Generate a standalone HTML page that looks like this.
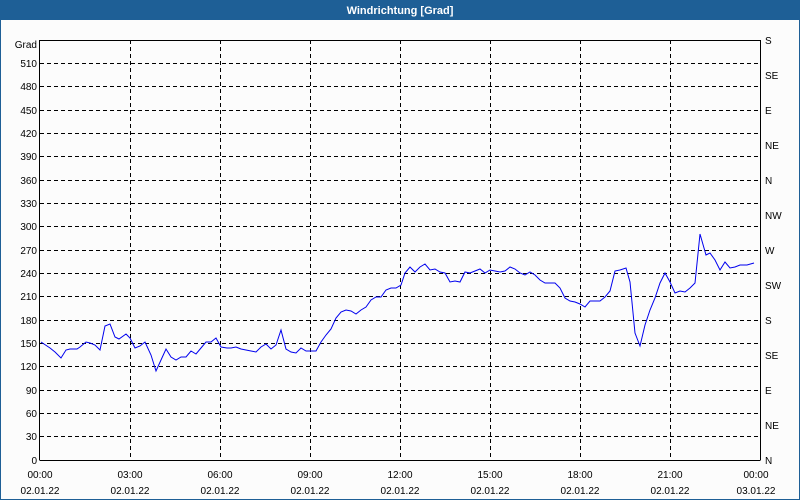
==
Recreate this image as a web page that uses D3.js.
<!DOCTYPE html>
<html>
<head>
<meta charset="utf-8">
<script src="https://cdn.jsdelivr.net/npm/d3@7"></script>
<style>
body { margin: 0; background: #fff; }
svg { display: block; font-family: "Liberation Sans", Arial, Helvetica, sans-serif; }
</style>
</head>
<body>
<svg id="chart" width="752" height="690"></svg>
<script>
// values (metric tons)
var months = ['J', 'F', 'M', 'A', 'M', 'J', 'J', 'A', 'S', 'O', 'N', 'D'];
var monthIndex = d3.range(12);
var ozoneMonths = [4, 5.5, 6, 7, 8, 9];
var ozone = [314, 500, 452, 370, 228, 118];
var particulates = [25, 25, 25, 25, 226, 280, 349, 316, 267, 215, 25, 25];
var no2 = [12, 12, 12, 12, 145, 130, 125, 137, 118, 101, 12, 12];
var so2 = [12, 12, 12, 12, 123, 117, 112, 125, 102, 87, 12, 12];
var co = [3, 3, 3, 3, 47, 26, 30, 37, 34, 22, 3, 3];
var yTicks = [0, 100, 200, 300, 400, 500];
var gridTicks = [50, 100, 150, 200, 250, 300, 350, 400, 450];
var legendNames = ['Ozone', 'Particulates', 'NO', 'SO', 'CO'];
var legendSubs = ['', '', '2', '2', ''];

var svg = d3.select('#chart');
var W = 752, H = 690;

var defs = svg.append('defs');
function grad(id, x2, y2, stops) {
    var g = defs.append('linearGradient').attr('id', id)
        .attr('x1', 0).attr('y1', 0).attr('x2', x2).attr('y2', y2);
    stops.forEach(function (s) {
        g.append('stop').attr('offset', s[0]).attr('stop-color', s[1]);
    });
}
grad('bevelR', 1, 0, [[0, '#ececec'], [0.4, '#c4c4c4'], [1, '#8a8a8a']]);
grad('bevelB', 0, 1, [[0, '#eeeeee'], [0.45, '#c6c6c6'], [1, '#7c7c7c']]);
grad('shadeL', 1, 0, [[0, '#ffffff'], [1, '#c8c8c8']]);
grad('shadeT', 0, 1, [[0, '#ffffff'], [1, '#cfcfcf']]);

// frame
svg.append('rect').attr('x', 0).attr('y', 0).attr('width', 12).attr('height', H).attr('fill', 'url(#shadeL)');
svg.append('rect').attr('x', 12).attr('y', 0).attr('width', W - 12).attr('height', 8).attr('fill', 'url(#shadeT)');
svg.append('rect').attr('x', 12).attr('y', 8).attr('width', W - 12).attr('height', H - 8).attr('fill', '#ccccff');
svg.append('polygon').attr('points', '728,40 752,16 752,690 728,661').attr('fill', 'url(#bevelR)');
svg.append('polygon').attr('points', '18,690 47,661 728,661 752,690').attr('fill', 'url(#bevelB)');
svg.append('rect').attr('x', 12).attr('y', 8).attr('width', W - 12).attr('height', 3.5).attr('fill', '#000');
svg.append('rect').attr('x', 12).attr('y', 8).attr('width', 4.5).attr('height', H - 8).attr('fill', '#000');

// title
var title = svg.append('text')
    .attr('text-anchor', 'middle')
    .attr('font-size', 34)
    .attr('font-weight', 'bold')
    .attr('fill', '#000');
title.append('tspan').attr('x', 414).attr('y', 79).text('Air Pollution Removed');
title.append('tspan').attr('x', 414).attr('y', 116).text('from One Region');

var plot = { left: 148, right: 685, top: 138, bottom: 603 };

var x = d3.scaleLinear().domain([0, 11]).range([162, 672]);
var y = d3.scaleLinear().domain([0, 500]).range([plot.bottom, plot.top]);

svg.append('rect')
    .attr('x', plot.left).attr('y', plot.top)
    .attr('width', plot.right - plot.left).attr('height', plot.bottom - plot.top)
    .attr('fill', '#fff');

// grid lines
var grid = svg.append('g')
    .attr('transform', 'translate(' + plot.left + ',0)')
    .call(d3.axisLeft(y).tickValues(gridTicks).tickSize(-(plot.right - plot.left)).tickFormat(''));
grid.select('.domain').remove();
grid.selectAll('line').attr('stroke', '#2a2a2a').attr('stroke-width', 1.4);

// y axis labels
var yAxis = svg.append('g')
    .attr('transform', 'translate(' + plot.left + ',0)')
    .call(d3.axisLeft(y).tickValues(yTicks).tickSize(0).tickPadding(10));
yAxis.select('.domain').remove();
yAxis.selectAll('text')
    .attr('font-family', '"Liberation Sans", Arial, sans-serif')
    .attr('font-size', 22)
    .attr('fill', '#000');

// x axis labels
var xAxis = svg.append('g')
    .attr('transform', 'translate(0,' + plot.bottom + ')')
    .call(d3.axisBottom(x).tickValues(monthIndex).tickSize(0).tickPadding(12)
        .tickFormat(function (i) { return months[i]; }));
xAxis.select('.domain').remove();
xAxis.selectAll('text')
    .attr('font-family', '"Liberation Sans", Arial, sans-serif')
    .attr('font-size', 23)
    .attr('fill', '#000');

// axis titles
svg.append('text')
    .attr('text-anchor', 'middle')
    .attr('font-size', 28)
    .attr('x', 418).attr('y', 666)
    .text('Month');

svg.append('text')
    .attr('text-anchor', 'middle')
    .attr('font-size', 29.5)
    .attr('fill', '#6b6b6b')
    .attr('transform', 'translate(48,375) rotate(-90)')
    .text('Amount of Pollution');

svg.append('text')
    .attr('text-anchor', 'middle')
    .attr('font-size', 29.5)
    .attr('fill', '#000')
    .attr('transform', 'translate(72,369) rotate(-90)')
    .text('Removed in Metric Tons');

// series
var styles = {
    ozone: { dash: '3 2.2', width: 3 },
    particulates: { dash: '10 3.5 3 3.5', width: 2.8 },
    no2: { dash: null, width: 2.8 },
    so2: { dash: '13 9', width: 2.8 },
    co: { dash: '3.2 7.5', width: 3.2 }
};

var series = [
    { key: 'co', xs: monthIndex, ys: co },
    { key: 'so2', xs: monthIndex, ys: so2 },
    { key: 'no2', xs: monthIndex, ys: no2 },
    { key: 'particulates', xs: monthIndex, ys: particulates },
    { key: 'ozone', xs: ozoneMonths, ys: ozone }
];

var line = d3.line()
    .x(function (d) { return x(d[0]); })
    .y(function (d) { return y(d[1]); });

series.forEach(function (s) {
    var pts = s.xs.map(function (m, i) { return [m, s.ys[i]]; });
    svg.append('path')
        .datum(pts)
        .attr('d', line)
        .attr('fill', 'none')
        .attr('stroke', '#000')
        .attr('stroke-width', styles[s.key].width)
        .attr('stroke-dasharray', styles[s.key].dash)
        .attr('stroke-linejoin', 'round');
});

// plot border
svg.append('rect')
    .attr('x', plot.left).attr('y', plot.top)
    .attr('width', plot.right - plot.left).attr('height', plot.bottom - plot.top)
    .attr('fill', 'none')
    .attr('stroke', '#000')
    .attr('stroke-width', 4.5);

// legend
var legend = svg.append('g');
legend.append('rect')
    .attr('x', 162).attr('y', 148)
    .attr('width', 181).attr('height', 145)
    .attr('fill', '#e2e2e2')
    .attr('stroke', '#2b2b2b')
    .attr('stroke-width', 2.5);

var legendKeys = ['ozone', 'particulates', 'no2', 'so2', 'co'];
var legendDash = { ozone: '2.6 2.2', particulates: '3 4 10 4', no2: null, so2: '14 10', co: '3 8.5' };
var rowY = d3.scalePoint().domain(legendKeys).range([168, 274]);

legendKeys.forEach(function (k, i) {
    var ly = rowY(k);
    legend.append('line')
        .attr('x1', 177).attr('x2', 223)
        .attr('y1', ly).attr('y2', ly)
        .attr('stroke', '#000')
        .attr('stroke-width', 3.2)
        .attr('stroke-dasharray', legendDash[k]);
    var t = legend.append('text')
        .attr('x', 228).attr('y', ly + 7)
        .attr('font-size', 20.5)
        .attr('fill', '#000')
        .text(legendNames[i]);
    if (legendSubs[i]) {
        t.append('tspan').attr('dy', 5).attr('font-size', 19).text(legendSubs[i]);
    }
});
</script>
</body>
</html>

# [Instruction]
From the entries above, return each line with the word "page" in it.

# [Output]
Generate a standalone HTML page that looks like this.
Recreate this image as a web page that uses D3.js.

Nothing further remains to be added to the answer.